Un’altalena di umori che di certo non è finita qui. Con una sorta di chiodo fisso: quali sono, quali devono essere, quali saranno le categorie psicologiche interpretative di questa nuova realtà? Come valutare anche quello che ci succede ogni giorno? Qui, la mia mente si ferma. Ma ho letto La Peste. Un’esperienza mistica, un flash: mi sembrava di veder descritto, passo passo, non solo quello che stava succedendo intorno a noi, ma pure dentro di noi. Personaggi complessi, tormentati, alle prese con decisioni continue, estreme, contro natura. Forma-Stato in evoluzione più o meno imprevedibile. Conflitto tra affetti e dovere.

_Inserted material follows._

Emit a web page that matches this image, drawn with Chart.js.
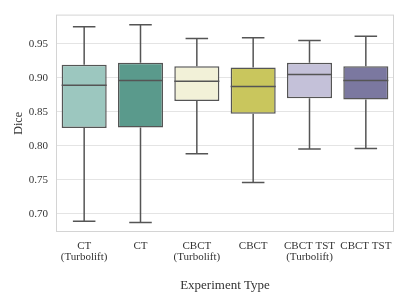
<!DOCTYPE html>
<html>
<head>
<meta charset="utf-8">
<script src="https://cdn.jsdelivr.net/npm/chart.js@4.4.0/dist/chart.umd.min.js"></script>
<style>
  html, body { margin: 0; padding: 0; background: #fff; }
  #wrap { width: 407px; height: 305px; }
</style>
</head>
<body>
<div id="wrap"><canvas id="boxChart" width="407" height="305"></canvas></div>
<script>
// Box plot data
const categories = [['CT', '(Turbolift)'], 'CT', ['CBCT', '(Turbolift)'], 'CBCT', ['CBCT TST', '(Turbolift)'], 'CBCT TST'];
const whiskerLow = [0.689, 0.687, 0.788, 0.746, 0.795, 0.796];
const q1 = [0.826, 0.827, 0.866, 0.847, 0.870, 0.868];
const median = [0.889, 0.896, 0.895, 0.887, 0.905, 0.896];
const q3 = [0.919, 0.922, 0.917, 0.915, 0.922, 0.917];
const whiskerHigh = [0.975, 0.978, 0.958, 0.959, 0.955, 0.961];
const boxColors = ['#9cc7bf', '#5a9a8c', '#f2f1d8', '#c9c65d', '#c4c1d9', '#7b78a0'];
const yTicks = [0.70, 0.75, 0.80, 0.85, 0.90, 0.95];

const lineColor = '#555555';
const fontFamily = '"Liberation Serif", "DejaVu Serif", serif';

// whiskers, caps, medians and frame
const boxPlotExtras = {
    id: 'boxPlotExtras',
    afterDatasetsDraw(chart) {
        const ctx = chart.ctx;
        const yScale = chart.scales.y;
        const meta = chart.getDatasetMeta(0);
        ctx.save();
        ctx.strokeStyle = lineColor;
        ctx.lineWidth = 1.5;
        meta.data.forEach((bar, i) => {
            const x = bar.x;
            const w = bar.width;
            const yQ1 = yScale.getPixelForValue(q1[i]);
            const yQ3 = yScale.getPixelForValue(q3[i]);
            const yLo = yScale.getPixelForValue(whiskerLow[i]);
            const yHi = yScale.getPixelForValue(whiskerHigh[i]);
            const yMed = yScale.getPixelForValue(median[i]);
            ctx.beginPath();
            // whiskers
            ctx.moveTo(x, yQ3); ctx.lineTo(x, yHi);
            ctx.moveTo(x, yQ1); ctx.lineTo(x, yLo);
            // caps
            ctx.moveTo(x - w / 4, yHi); ctx.lineTo(x + w / 4, yHi);
            ctx.moveTo(x - w / 4, yLo); ctx.lineTo(x + w / 4, yLo);
            // median
            ctx.moveTo(x - w / 2, yMed); ctx.lineTo(x + w / 2, yMed);
            ctx.stroke();
        });
        // plot frame
        const a = chart.chartArea;
        ctx.strokeStyle = '#d4d4d4';
        ctx.lineWidth = 1;
        ctx.strokeRect(a.left + 0.5, a.top + 0.5, a.right - a.left - 1, a.bottom - a.top - 1);
        ctx.restore();
    }
};

const ctx = document.getElementById('boxChart').getContext('2d');
const boxChart = new Chart(ctx, {
    type: 'bar',
    data: {
        labels: categories,
        datasets: [{
            label: 'Dice',
            data: q1.map((v, i) => [v, q3[i]]),
            backgroundColor: boxColors,
            borderColor: lineColor,
            borderWidth: 1.5,
            borderSkipped: false,
            barPercentage: 0.8,
            categoryPercentage: 1.0
        }]
    },
    options: {
        responsive: false,
        animation: false,
        layout: {
            padding: { left: 0, right: 13, top: 5, bottom: 8 }
        },
        plugins: {
            legend: { display: false },
            tooltip: { enabled: false }
        },
        scales: {
            x: {
                grid: { display: false },
                border: { display: false },
                ticks: {
                    color: '#333',
                    font: { family: fontFamily, size: 11, lineHeight: 1.0 },
                    padding: 1,
                    maxRotation: 0,
                    autoSkip: false
                },
                title: {
                    display: true,
                    text: 'Experiment Type',
                    color: '#333',
                    font: { family: fontFamily, size: 13 },
                    padding: { top: 14 }
                },
                afterFit: function(scale) { scale.height = 65; }
            },
            y: {
                min: 0.673,
                max: 0.993,
                grid: {
                    color: '#e4e4e4',
                    drawTicks: false
                },
                border: { display: false },
                afterBuildTicks: function(scale) {
                    scale.ticks = yTicks.map(v => ({ value: v }));
                },
                ticks: {
                    color: '#333',
                    font: { family: fontFamily, size: 11 },
                    padding: 8,
                    callback: v => v.toFixed(2)
                },
                title: {
                    display: true,
                    text: 'Dice',
                    color: '#333',
                    font: { family: fontFamily, size: 12 },
                    padding: { top: 12, bottom: 0 }
                },
                afterFit: function(scale) { scale.width = 56; }
            }
        }
    },
    plugins: [boxPlotExtras]
});
</script>
</body>
</html>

E poi, a un certo punto, la descrizione di quello strano grigio che abbatte la forza della paura, delle passioni e quindi anche della speranza e della proiezione verso il futuro. “Io ne ho abbastanza della gente che vive per un’idea. Non credo nell’eroismo, so che è fin troppo facile e ho scoperto che uccide. A me interessa che gli uomini vivano e muoiano per ciò che amano”, scrive Camus, riportando un dialogo tra due dei suoi protagonisti. E’ il giornalista parigino Rambert che parla con Tarrou, quello che sta annotando il diario dell’epidemia. Per inciso, proprio lui, che porta avanti le ragioni dell’”amore”, poi fa una scelta eroica. Segno che i confini sono mobili, cangianti, le categorie sfuggenti. Che i rapporti che si sviluppano dentro l’esperienza comune dell’epidemia diventano prioritari e trasformativi.

“Al grande slancio indomito delle prime settimane era seguito un abbattimento che sarebbe sbagliato scambiare per rassegnazione, ma che comunque era una specie di temporaneo consenso”, prosegue il romanzo, qualche pagina dopo. Ancora: “L’abitudine alla disperazione è peggio della disperazione stessa”. Perché, “l’amore richiede un po’ di futuro, e per noi ormai c’erano solo istanti”. Tipo licenza poetica, queste considerazioni le adatterei a una sorta di “amore” generalizzato. Come conciliare “amore” e responsabilità, altruismo ed egoismo, senso della collettività e quell’identità personale, senza la quale tutto diventa insapore, pure la stessa collettività? E mantenendo sempre il senso di quella che è una Tragedia, con la t maiuscola?

Il dibattito è complesso, il percorso tortuoso, il finale aperto.